Might Tranen’s postponed buzzcut turn into a platinum-blond moment? “Oh, absolutely not. That’s a twink cry for help, and I’d rather spiral a different way,” he tells me. The takeaway here is obviously that Tranen thinks I’m a twink.

The hard truth? Few naturally dark-haired white people look good blond. Unless you have the bone structure of Chris Messina or Zac Efron, your yellow hair isn’t as cute as you think it is. Messina went blond to play a Zara gay in Birds of Prey, while Efron is fucking Zac Efron. If you can somehow make serial killer Ted Bundy even more attractive, then you’re simply a beauty outlier.

Even rich boys like Adam Levine and Jonah Hill couldn’t pull off the look.

Still, part of being a young white gay man means believing that I’m special. I seriously think I could do the impossible and become the one white boy with dark Italian eyebrows and a full brown beard who can pull off platinum-blond hair without looking like a 2000s fuckboy with frosted tips.

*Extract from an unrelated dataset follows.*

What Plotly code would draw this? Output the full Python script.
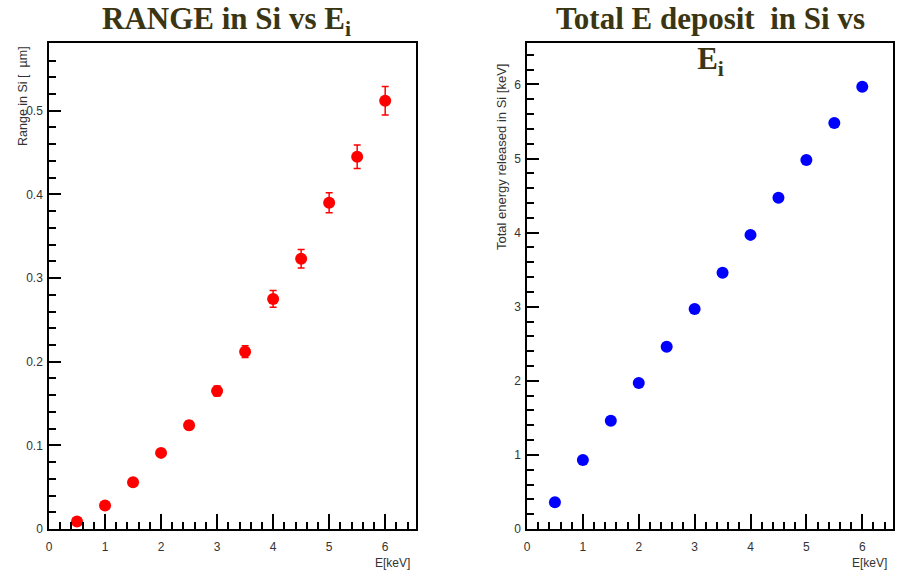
import plotly.graph_objects as go

# ---- data ----
energy = [0.5, 1.0, 1.5, 2.0, 2.5, 3.0, 3.5, 4.0, 4.5, 5.0, 5.5, 6.0]
range_si = [0.009, 0.028, 0.056, 0.091, 0.124, 0.165, 0.212, 0.275, 0.323, 0.390, 0.445, 0.512]
range_err = [0.001, 0.002, 0.003, 0.004, 0.005, 0.006, 0.007, 0.010, 0.011, 0.012, 0.014, 0.017]
edep_si = [0.36, 0.93, 1.46, 1.97, 2.46, 2.97, 3.46, 3.97, 4.47, 4.98, 5.48, 5.97]

left_title = "<b>RANGE in Si vs E<sub>i</sub></b>"
right_title = "<b>Total E deposit&nbsp; in Si vs<br>E<sub>i</sub></b>"
left_ytitle = "Range in Si [  µm]"
right_ytitle = "Total energy released in Si [keV]"
xtitle = "E[keV]"

W, H = 900, 574
def px(x):
    return x / W
def py(y):
    return (H - y) / H

fig = go.Figure()
fig.add_trace(go.Scatter(
    x=energy, y=range_si, mode="markers",
    marker=dict(color="#ff0000", size=12),
    error_y=dict(type="data", array=range_err, color="#ff0000", thickness=1.5, width=3.5),
    xaxis="x", yaxis="y", showlegend=False, cliponaxis=False))
fig.add_trace(go.Scatter(
    x=energy, y=edep_si, mode="markers",
    marker=dict(color="#0000ff", size=12),
    xaxis="x2", yaxis="y2", showlegend=False, cliponaxis=False))

tickfont = dict(family="Liberation Sans, Arial, sans-serif", size=12, color="#333333")
common_x = dict(showline=True, linecolor="black", linewidth=1.5, mirror=True,
                ticks="inside", ticklen=15, tickwidth=1.5, tickcolor="black",
                showgrid=False, zeroline=False, dtick=1, tick0=0, automargin=False,
                tickfont=tickfont, ticklabelstandoff=6,
                minor=dict(dtick=0.2, ticks="inside", ticklen=7, tickwidth=1.5,
                           tickcolor="black", showgrid=False))
common_y = dict(showline=True, linecolor="black", linewidth=1.5, mirror=True,
                ticks="inside", ticklen=12, tickwidth=1.5, tickcolor="black",
                showgrid=False, zeroline=False, automargin=False,
                tickfont=tickfont, ticklabelstandoff=2)

fig.update_layout(
    width=W, height=H,
    margin=dict(l=0, r=0, t=0, b=0, autoexpand=False),
    paper_bgcolor="white", plot_bgcolor="white",
    xaxis=dict(domain=[px(49), px(416)], range=[0, 6.55], anchor="y", **common_x),
    yaxis=dict(domain=[py(529), py(43)], range=[0, 0.581], anchor="x",
               dtick=0.1, tick0=0,
               minor=dict(dtick=0.02, ticks="inside", ticklen=7, tickwidth=1.5,
                          tickcolor="black", showgrid=False),
               **common_y),
    xaxis2=dict(domain=[px(527), px(893)], range=[0, 6.55], anchor="y2", **common_x),
    yaxis2=dict(domain=[py(529), py(43)], range=[0, 6.56], anchor="x2",
                dtick=1, tick0=0,
                minor=dict(dtick=0.2, ticks="inside", ticklen=7, tickwidth=1.5,
                           tickcolor="black", showgrid=False),
                **common_y),
)

title_font = dict(family="Liberation Serif, Times New Roman, serif", size=31, color="#3a3512")

fig.add_annotation(text=left_title, x=px(226), y=py(-1), xref="paper", yref="paper",
                   xanchor="center", yanchor="top", showarrow=False, font=title_font)
fig.add_annotation(text=right_title, x=px(710), y=py(-1), xref="paper", yref="paper",
                   xanchor="center", yanchor="top", showarrow=False, font=title_font,
                   align="center")
fig.add_annotation(text=left_ytitle, x=px(23), y=py(44), xref="paper", yref="paper",
                   xanchor="center", yanchor="top", textangle=-90, showarrow=False,
                   font=dict(family="Liberation Sans, Arial, sans-serif", size=12.5, color="#333333"))
fig.add_annotation(text=right_ytitle, x=px(501), y=py(62), xref="paper", yref="paper",
                   xanchor="center", yanchor="top", textangle=-90, showarrow=False,
                   font=dict(family="Liberation Sans, Arial, sans-serif", size=13, color="#333333"))
fig.add_annotation(text=xtitle, x=px(412), y=py(563), xref="paper", yref="paper",
                   xanchor="right", yanchor="middle", showarrow=False,
                   font=dict(family="Liberation Sans, Arial, sans-serif", size=12, color="#333333"))
fig.add_annotation(text=xtitle, x=px(889), y=py(563), xref="paper", yref="paper",
                   xanchor="right", yanchor="middle", showarrow=False,
                   font=dict(family="Liberation Sans, Arial, sans-serif", size=12, color="#333333"))

fig.write_html("out.html", config={"displayModeBar": False},
               post_script="document.body.style.margin='0';document.body.style.overflow='hidden';")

So I asked GQ’s grooming expert and queer-media elder Phillip Picardi for his advice. To every young gay bleaching their hair, he offers this: Don’t.

“Especially if you’re dyeing virgin hair, you need to be super-cautious about the wait time,” Picardi says — otherwise you risk “compromising the integrity of your scalp.” Picardi knows from personal experience: He dyed his hair silver in 2014. “My natural waviness and density felt compromised somehow,” he says. “Like a flaccid penis.”

For men with thin or thinning hair or a receding hairline, Picardi says, a bleached haircut will only draw attention to these concerns rather than distract from them. Still, if you’re set on going blond in quarantine, you’ll need a purple shampoo to avoid a brassy color. Picardi recommends the brands Davines and Acqua di Parma. You’ll also need a deep conditioner (try Aesop’s Rose masque) and a scalp treatment (try Sachajuan’s shampoo).

Suddenly I have reservations about my at-home dye job and the number of people I’m putting in harm’s way just so I can inevitably regret my haircut. Plus, I don’t have a face bronzer. And Picardi insists I absolutely need one after spending endless days inside. He says, “Have a little bronzer handy to liven up your complexion for the mirror pictures you’ll eventually take with the caption ‘Corona Crisis!’ or ‘Corona made me do it!’”

No. I refuse to be that guy. I’m an insufferable Twitter Gay, not an InstaGay.

But check in again after two more weeks of solitude — that is, if I haven’t pulled my hair out.